Una grande città come Roma ha bisogno, è ovvio, di buoni architetti. Ma non bastano le iniezioni di architettura, le grandi opere disegnate da star internazionali che possono servire, al più, a promuoverne l’ immagine. Occorre che a Roma si formino nuove generazioni di bravi architetti: la vera modernità, quella che trasforma i luoghi dove pulsa la vita, le periferie, i quartieri sovraffollati, le borgate, sarà progettata dalle centinaia di architetti che, ogni anno, sfornano le nostre facoltà. Ma è vero, come è stato scritto su queste pagine, che oggi questa formazione è un po’ provinciale. Il vero ritardo del nostro intero mondo dell’ architettura è, in realtà, e da anni, dovuto al terrore stesso di essere provinciali.  Sull’onda delle mode, delle nuove specializzazioni, delle contaminazioni tra  discipline, l’insegnamento si è frammentato in mille rivoli. Corsi di laurea triennali di ogni tipo dovrebbero ampliare l’ ’”offerta didattica”, secondo un’espressione da grande magazzino ormai in voga. Come se, per affrontare la complessità di un mondo in convulsa trasformazione, bastasse disperdersi nei suoi infiniti meandri. Inseguendo tendenze e specialismi, si è dimenticato, così, che il centro dell’attività dell’architetto è il progetto, la sintesi che unifica in un solo gesto costruttivo strutture, spazi, materiali, impianti.
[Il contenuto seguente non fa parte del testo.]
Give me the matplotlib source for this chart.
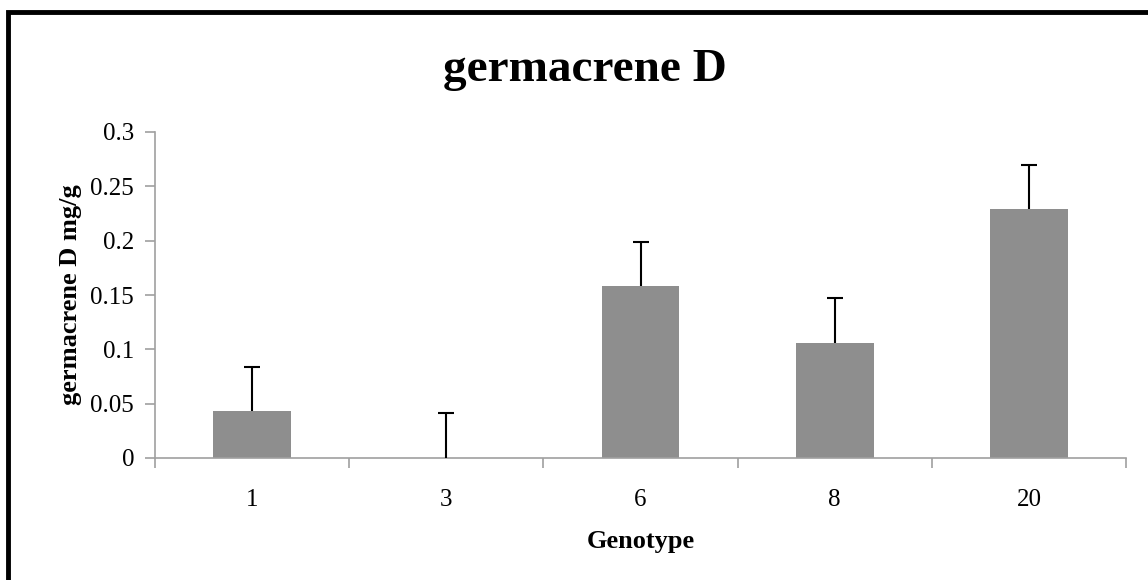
import matplotlib
matplotlib.use('Agg')
import matplotlib.pyplot as plt
from matplotlib.patches import Rectangle

plt.rcParams['font.family'] = 'Liberation Serif'

genotypes = ['1', '3', '6', '8', '20']
means = [0.043, 0.0, 0.158, 0.106, 0.229]
errors = [0.041, 0.041, 0.041, 0.041, 0.041]

W, H = 1148, 580
fig = plt.figure(figsize=(W / 100, H / 100), dpi=100)
ax = fig.add_axes([155 / W, 1 - 458 / H, (1126 - 155) / W, (458 - 132) / H])

x = list(range(len(genotypes)))
ax.bar(x, means, width=0.4, color='#8e8e8e', zorder=2)
eb = ax.errorbar(x, means, yerr=[[0] * len(errors), errors], fmt='none',
                 ecolor='black', elinewidth=1.5, capsize=6, capthick=1.5, zorder=3)
# only the upper cap, like Excel's "plus" error bars
eb[1][0].set_visible(False)

ax.set_xlim(-0.5, len(genotypes) - 0.5)
ax.set_ylim(0, 0.3)
ax.set_yticks([0, 0.05, 0.1, 0.15, 0.2, 0.25, 0.3])
ax.set_yticklabels(['0', '0.05', '0.1', '0.15', '0.2', '0.25', '0.3'])
ax.set_xticks(x)
ax.set_xticklabels(genotypes)
ax.set_xticks([i - 0.5 for i in range(len(genotypes) + 1)], minor=True)
ax.tick_params(axis='x', which='major', length=0, pad=22, labelsize=18)
ax.tick_params(axis='x', which='minor', length=7, color='#a0a0a0', width=1.2)
ax.tick_params(axis='y', length=7, color='#a0a0a0', width=1.2, pad=8, labelsize=18)

for s in ['top', 'right']:
    ax.spines[s].set_visible(False)
for s in ['left', 'bottom']:
    ax.spines[s].set_color('#a0a0a0')
    ax.spines[s].set_linewidth(1.2)

ax.set_xlabel('Genotype', fontsize=19, fontweight='bold', labelpad=14)
ax.set_ylabel('germacrene D mg/g', fontsize=19, fontweight='bold')
ax.yaxis.set_label_coords((82 - 155) / 971, 0.5)
fig.text(585 / W, 1 - 70 / H, 'germacrene D', fontsize=34, fontweight='bold',
         ha='center', va='center')

# outer frame (right and bottom edges fall outside the picture)
fig.add_artist(Rectangle((8 / W, -0.1), 1.2, 1 - 12 / H + 0.1,
                         transform=fig.transFigure, fill=False,
                         edgecolor='black', linewidth=3.5))

fig.savefig('out.png', dpi=100)
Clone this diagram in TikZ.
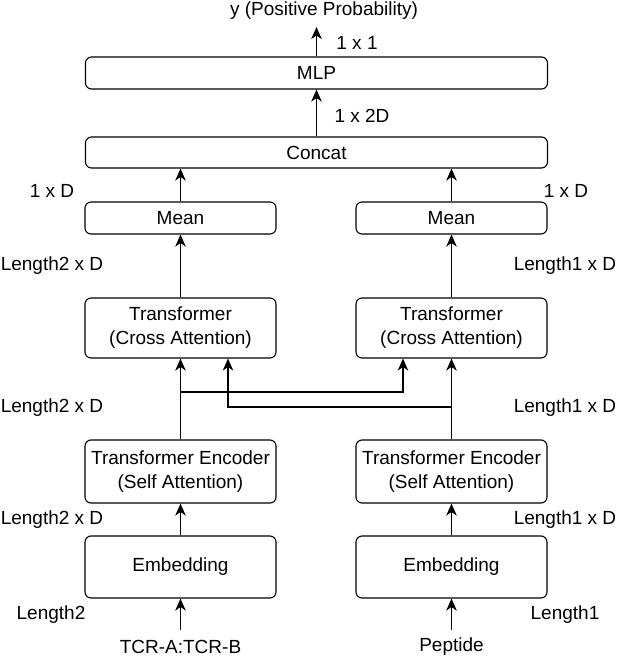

Forse siamo allo stadio terminale di una schizofrenia genetica delle facoltà di architettura italiane, nate dall’unione di insegnamenti di ingegneria con quelli delle accademie di belle arti: due anime che non hanno mai trovato una vera fusione. Eppure la Scuola di Architettura romana delle origini ha rappresentato, unificando ogni disciplina nel progetto,  un modello diverso nel quadro italiano che ha prodotto non solo grandi architetti, ma figure importanti in molti campi della cultura: grandi storici, restauratori, archeologi, costruttori, scenografi, critici la cui originalità consisteva proprio nel vedere il mondo con gli occhi del progettista.
Per non essere provinciali forse basta guardare alle nostre spalle, pensare (come si sta, peraltro, sperimentando altrove) non ad facoltà universitaria, ma ad una moderna scuola dove ogni disciplina non si chiude nel proprio statuto, ma è concentrata su un solo scopo: l’educazione al progetto. Sarebbe una scelta contro quella perdita di centro che ha comportato la deriva superficiale dell’architettura italiana testimoniata dalle goffe e datate polemiche in corso. Ultima quella sui nuovi progetti milanesi che vede Mike Bongiorno e Fuksas parlare, con gli stessi argomenti, ancora del grattacielo come energia futura della città. Specchio di questa condizione è l’involontaria autoironia con la quale Milano si accinge a costruire i propri simboli contemporanei come scintillanti oggetti di design: una torre  strizzata e ritorta, un grattacielo puntellato, un altro ripiegato su sé stesso, curvo e molle, come afflosciato dopo uno slancio vitale.